Few close observers of Algeria believe there is any prospect of settling the civil war by such a confrontationalist approach. At best it would guarantee another period of political impasse, with atrocities continuing and a death toll running at some 10,000 per annum. There is no guarantee that the conflict would not at some stage spill over to neighbouring states and societies. In fact there is a significant and hopeful reactivation of opposition forces which could provide elements of a new dialogue. Although the opposition groupings are dominated by Islamic parties, they are not by any means an undifferentiated bloc. As in other states with such movements, they are stimulated by a variety of motives, including disgust at corruption and unbalanced, unequal development. They include moderates as well as extreme rejectionists. There are also important secular opponents of military rule. A number of such groups have come together once again to call for dialogue and international mediation, after their important initiative in Rome in November 1994 was spurned by the regime.

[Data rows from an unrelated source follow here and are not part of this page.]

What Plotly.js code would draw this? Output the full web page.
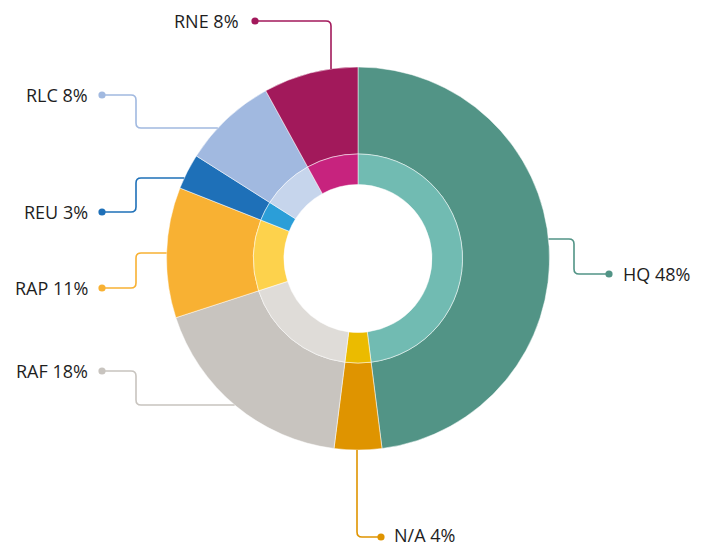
<!DOCTYPE html>
<html>
<head>
<meta charset="utf-8">
<script src="https://cdn.plot.ly/plotly-3.0.1.min.js"></script>
<style>html,body{margin:0;padding:0;background:#fff;}#chart{width:710px;height:546px;}</style>
</head>
<body>
<div id="chart"></div>
<script>
// ---- data ----
const categories = ["HQ", "N/A", "RAF", "RAP", "REU", "RLC", "RNE"];
const shares = [48, 4, 18, 11, 3, 8, 8];
const outerColors = ["#529486", "#df9400", "#c8c4bf", "#f8b133", "#1e70b8", "#a1b9e0", "#a2195b"];
const innerColors = ["#71bbb2", "#ebbb00", "#dfdcd8", "#fdd24c", "#2b9ed8", "#c6d5ec", "#c7237e"];
const labelTexts = categories.map((c, i) => c + " " + shares[i] + "%");

// ---- layout geometry (pixels) ----
const W = 710, H = 546;
const cx = 358, cy = 258.5, R = 191.5, rMid = 104.5, rHole = 74;

const px = x => x / W;
const py = y => (H - y) / H;

const outerTrace = {
  type: "pie", values: shares, labels: categories, sort: false, direction: "clockwise", rotation: 0,
  hole: rMid / R, textinfo: "none", hoverinfo: "label+percent", showlegend: false,
  marker: {colors: outerColors, line: {color: "#ffffff", width: 0.5}},
  domain: {x: [px(cx - R), px(cx + R)], y: [py(cy + R), py(cy - R)]}
};
const innerTrace = {
  type: "pie", values: shares, labels: categories, sort: false, direction: "clockwise", rotation: 0,
  hole: rHole / rMid, textinfo: "none", hoverinfo: "label+percent", showlegend: false,
  marker: {colors: innerColors, line: {color: "#ffffff", width: 0.5}},
  domain: {x: [px(cx - rMid), px(cx + rMid)], y: [py(cy + rMid), py(cy - rMid)]}
};

// leader line routing: start on ring edge, elbow, end at dot
function edgeXAtY(y, side) { const d = Math.sqrt(R * R - (y - cy) * (y - cy)); return side > 0 ? cx + d : cx - d; }
function edgeYAtX(x, side) { const d = Math.sqrt(R * R - (x - cx) * (x - cx)); return side > 0 ? cy + d : cy - d; }

const leaders = [
  {pts: [[edgeXAtY(239, 1), 239], [574, 239], [574, 274], [609, 274]], tx: 622, ty: 274, align: "left"},
  {pts: [[357, edgeYAtX(357, 1)], [357, 537], [381, 537]], tx: 393, ty: 534.5, align: "left"},
  {pts: [[edgeXAtY(405, -1), 405], [136, 405], [136, 371], [102, 371]], tx: 89, ty: 371, align: "right"},
  {pts: [[edgeXAtY(253, -1), 253], [136, 253], [136, 288], [102, 288]], tx: 89, ty: 288, align: "right"},
  {pts: [[edgeXAtY(178, -1), 178], [136, 178], [136, 212], [102, 212]], tx: 89, ty: 212, align: "right"},
  {pts: [[edgeXAtY(128, -1), 128], [136, 128], [136, 95], [102, 95]], tx: 89, ty: 95, align: "right"},
  {pts: [[331, edgeYAtX(331, -1)], [331, 21], [255, 21]], tx: 240, ty: 21, align: "right"}
];

function roundedPath(pts, r) {
  let s = "M" + px(pts[0][0]) + "," + py(pts[0][1]);
  for (let i = 1; i < pts.length - 1; i++) {
    const [x0, y0] = pts[i - 1], [x1, y1] = pts[i], [x2, y2] = pts[i + 1];
    const d1 = Math.hypot(x1 - x0, y1 - y0), d2 = Math.hypot(x2 - x1, y2 - y1);
    const a = [x1 - (x1 - x0) / d1 * r, y1 - (y1 - y0) / d1 * r];
    const b = [x1 + (x2 - x1) / d2 * r, y1 + (y2 - y1) / d2 * r];
    s += " L" + px(a[0]) + "," + py(a[1]) + " Q" + px(x1) + "," + py(y1) + " " + px(b[0]) + "," + py(b[1]);
  }
  const last = pts[pts.length - 1];
  s += " L" + px(last[0]) + "," + py(last[1]);
  return s;
}

const shapes = [], annotations = [];
leaders.forEach((L, i) => {
  shapes.push({type: "path", xref: "paper", yref: "paper", path: roundedPath(L.pts, 5),
    line: {color: outerColors[i], width: 1.6}});
  const end = L.pts[L.pts.length - 1], dr = 3.6;
  shapes.push({type: "circle", xref: "paper", yref: "paper",
    x0: px(end[0] - dr), x1: px(end[0] + dr), y0: py(end[1] + dr), y1: py(end[1] - dr),
    fillcolor: outerColors[i], line: {width: 0}});
  annotations.push({xref: "paper", yref: "paper", x: px(L.tx), y: py(L.ty), text: labelTexts[i],
    showarrow: false, xanchor: L.align, yanchor: "middle", borderpad: 0,
    font: {family: "'Open Sans', sans-serif", size: 18, color: "#1e1e1e", weight: 400}});
});

const layout = {
  width: W, height: H, margin: {l: 0, r: 0, t: 0, b: 0},
  paper_bgcolor: "#ffffff", plot_bgcolor: "#ffffff",
  shapes: shapes, annotations: annotations, showlegend: false
};

Plotly.newPlot("chart", [outerTrace, innerTrace], layout, {displayModeBar: false, staticPlot: true});
</script>
</body>
</html>
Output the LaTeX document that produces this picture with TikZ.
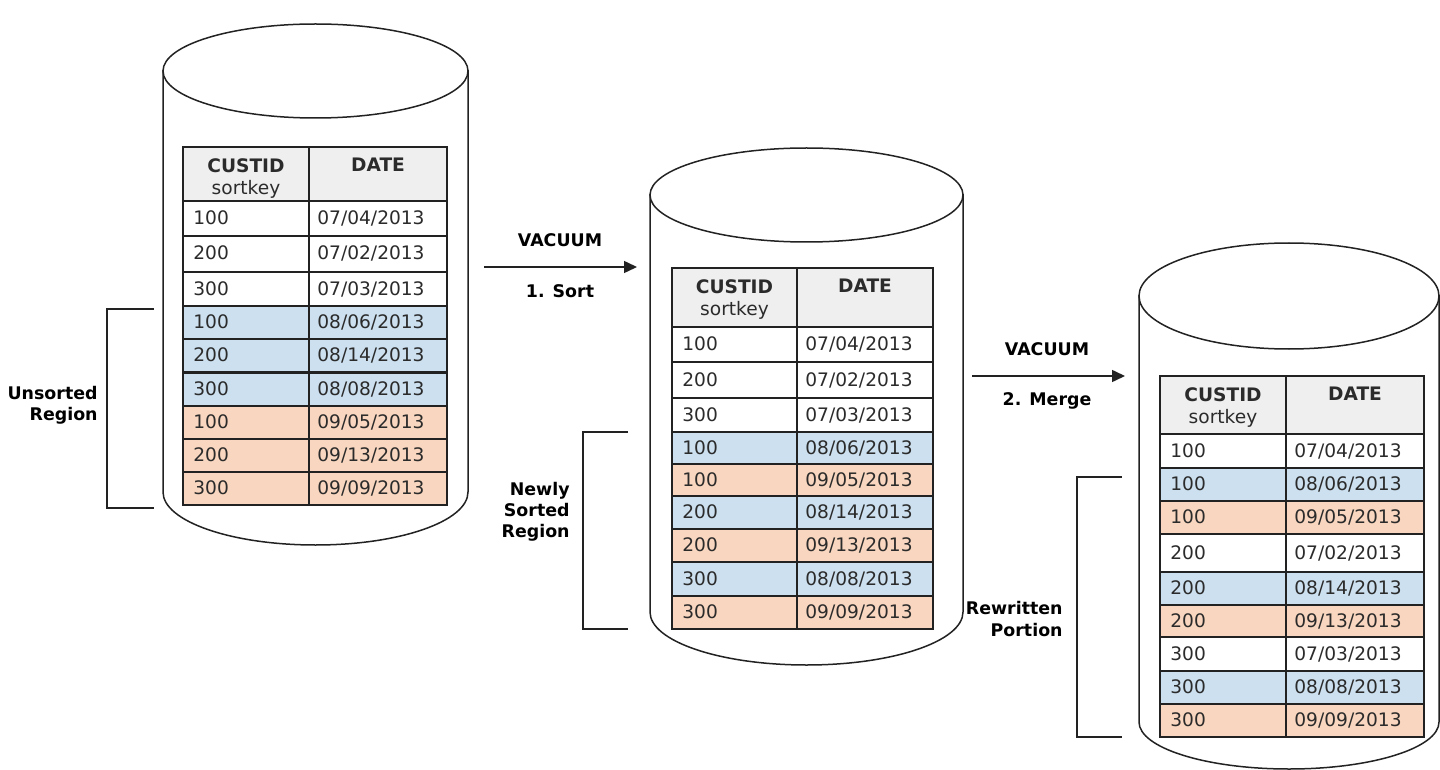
\documentclass[tikz,border=0pt]{standalone}
\usepackage{fontspec}
\setmainfont{DejaVu Sans}
\usetikzlibrary{arrows.meta}
\definecolor{hdrgrey}{HTML}{EFEFEF}
\definecolor{rowblue}{HTML}{CCE0EF}
\definecolor{roworange}{HTML}{F9D6BF}
\definecolor{linecol}{HTML}{222222}
\definecolor{txtcol}{HTML}{2B2B2B}
\tikzset{
  cylline/.style={draw=linecol, line width=0.75pt, fill=white},
  cellline/.style={draw=linecol, line width=0.7pt},
  celltxt/.style={anchor=base west, inner sep=0pt, text=txtcol, font=\fontsize{9.3}{11}\selectfont},
  hdrtxt/.style={anchor=north, inner sep=0pt, text=txtcol, align=center, font=\fontsize{9.3}{11}\selectfont},
  lbl/.style={inner sep=0pt, text=black, align=right, font=\fontsize{8.7}{10.6}\selectfont\bfseries},
  arrlbl/.style={anchor=base, inner sep=0pt, text=black, font=\fontsize{8.7}{10.6}\selectfont\bfseries},
  arr/.style={draw=linecol, line width=0.75pt, -{Triangle[length=6.5pt,width=6pt]}},
  bracket/.style={draw=linecol, line width=0.75pt}
}
% #1 name, #2 left, #3 right, #4 top cy, #5 top ry, #6 bottom cy, #7 bottom ry
\newcommand{\dbcyl}[7]{%
  \pgfmathsetmacro{\rxpt}{(#3-#2)/4}%
  \pgfmathsetmacro{\trpt}{#5/2}%
  \pgfmathsetmacro{\brpt}{#7/2}%
  \path[cylline] (#2,#4) -- (#2,#6) arc[start angle=180, end angle=360, x radius=\rxpt pt, y radius=\brpt pt] -- (#3,#4) -- cycle;
  \draw[cylline] ({(#2+#3)/2},#4) ellipse[x radius=\rxpt pt, y radius=\trpt pt];
  \coordinate (#1-top) at ({(#2+#3)/2},#4);
}
% #1 name, #2 left, #3 mid, #4 right, #5 header top, #6 header bottom, #7 rows
\newcommand{\dbtable}[7]{%
  \draw[cellline, fill=hdrgrey] (#2,#5) rectangle (#3,#6);
  \draw[cellline, fill=hdrgrey] (#3,#5) rectangle (#4,#6);
  \node[hdrtxt] (#1-h1) at ({(#2+#3)/2},#5+11) {\textbf{CUSTID}\\sortkey};
  \node[hdrtxt] (#1-h2) at ({(#3+#4)/2},#5+11) {\textbf{DATE}};
  \foreach \t/\b/\c/\k/\d [count=\i] in {#7} {
    \draw[cellline, fill=\c] (#2,\t) rectangle (#3,\b);
    \draw[cellline, fill=\c] (#3,\t) rectangle (#4,\b);
    \node[celltxt] (#1-\i-k) at (#2+10,{(\t+\b)/2+6}) {\k};
    \node[celltxt] (#1-\i-d) at (#3+8,{(\t+\b)/2+6}) {\d};
  }
}
\begin{document}
\begin{tikzpicture}[x=0.5pt, y=-0.5pt]
\useasboundingbox (0,0) rectangle (1440,770);

% ---------- cylinder 1 ----------
\dbcyl{c1}{163}{468}{71}{47}{492}{53}
\dbtable{t1}{183}{309}{447}{147}{201}{
  201/236/white/100/07\slash 04\slash 2013,
  236/272/white/200/07\slash 02\slash 2013,
  272/306/white/300/07\slash 03\slash 2013,
  306/339/rowblue/100/08\slash 06\slash 2013,
  339/372/rowblue/200/08\slash 14\slash 2013,
  372/406/rowblue/300/08\slash 08\slash 2013,
  406/439/roworange/100/09\slash 05\slash 2013,
  439/472/roworange/200/09\slash 13\slash 2013,
  472/505/roworange/300/09\slash 09\slash 2013}
\draw[draw=linecol, line width=1.5pt] (183,372) -- (447,372);

% bracket 1
\coordinate (b1a) at (154,309);
\coordinate (b1b) at (107,309);
\coordinate (b1c) at (107,508);
\coordinate (b1d) at (154,508);
\draw[bracket] (b1a) -- (b1b) -- (b1c) -- (b1d);
\node[lbl, anchor=east] (lab1) at (98,405) {Unsorted\\Region};

% arrow 1
\coordinate (a1s) at (484,267);
\coordinate (a1e) at (637,267);
\draw[arr] (a1s) -- (a1e);
\node[arrlbl] (v1) at (560,247) {VACUUM};
\node[arrlbl] (s1) at (560,298) {1. Sort};

% ---------- cylinder 2 ----------
\dbcyl{c2}{650}{963}{195}{47}{612}{53}
\dbtable{t2}{672}{797}{933}{268}{327}{
  327/362/white/100/07\slash 04\slash 2013,
  362/398/white/200/07\slash 02\slash 2013,
  398/432/white/300/07\slash 03\slash 2013,
  432/464/rowblue/100/08\slash 06\slash 2013,
  464/496/roworange/100/09\slash 05\slash 2013,
  496/529/rowblue/200/08\slash 14\slash 2013,
  529/562/roworange/200/09\slash 13\slash 2013,
  562/596/rowblue/300/08\slash 08\slash 2013,
  596/629/roworange/300/09\slash 09\slash 2013}

% bracket 2
\coordinate (b2a) at (628,432);
\coordinate (b2b) at (583,432);
\coordinate (b2c) at (583,629);
\coordinate (b2d) at (628,629);
\draw[bracket] (b2a) -- (b2b) -- (b2c) -- (b2d);
\node[lbl, anchor=east] (lab2) at (570,512) {Newly\\Sorted\\Region};

% arrow 2
\coordinate (a2s) at (972,376);
\coordinate (a2e) at (1125,376);
\draw[arr] (a2s) -- (a2e);
\node[arrlbl] (v2) at (1047,355) {VACUUM};
\node[arrlbl] (s2) at (1047,405) {2. Merge};

% ---------- cylinder 3 ----------
\dbcyl{c3}{1139}{1439}{296}{53}{722}{47}
\dbtable{t3}{1160}{1286}{1424}{376}{434}{
  434/468/white/100/07\slash 04\slash 2013,
  468/501/rowblue/100/08\slash 06\slash 2013,
  501/534/roworange/100/09\slash 05\slash 2013,
  534/572/white/200/07\slash 02\slash 2013,
  572/605/rowblue/200/08\slash 14\slash 2013,
  605/637/roworange/200/09\slash 13\slash 2013,
  637/671/white/300/07\slash 03\slash 2013,
  671/704/rowblue/300/08\slash 08\slash 2013,
  704/737/roworange/300/09\slash 09\slash 2013}

% bracket 3
\coordinate (b3a) at (1122,477);
\coordinate (b3b) at (1077,477);
\coordinate (b3c) at (1077,737);
\coordinate (b3d) at (1122,737);
\draw[bracket] (b3a) -- (b3b) -- (b3c) -- (b3d);
\node[lbl, anchor=east] (lab3) at (1063,619) {Rewritten\\Portion};
\end{tikzpicture}
\end{document}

Their call deserves sympathetic and urgent response. There have been sporadic demands for European involvement in mediation over the last few years. They have now been joined by a call from an opposition leader for the United States to become involved. It is a sensitive matter for other European Union states, given France's close sponsorship and aid for the Algerian government, which has been reinforced under President Chirac. But these terrible recent events have dramatised the Algerian conflict once again and drawn attention to the regional dangers it poses. All the more reason to reactivate mediation efforts to bring it to an end.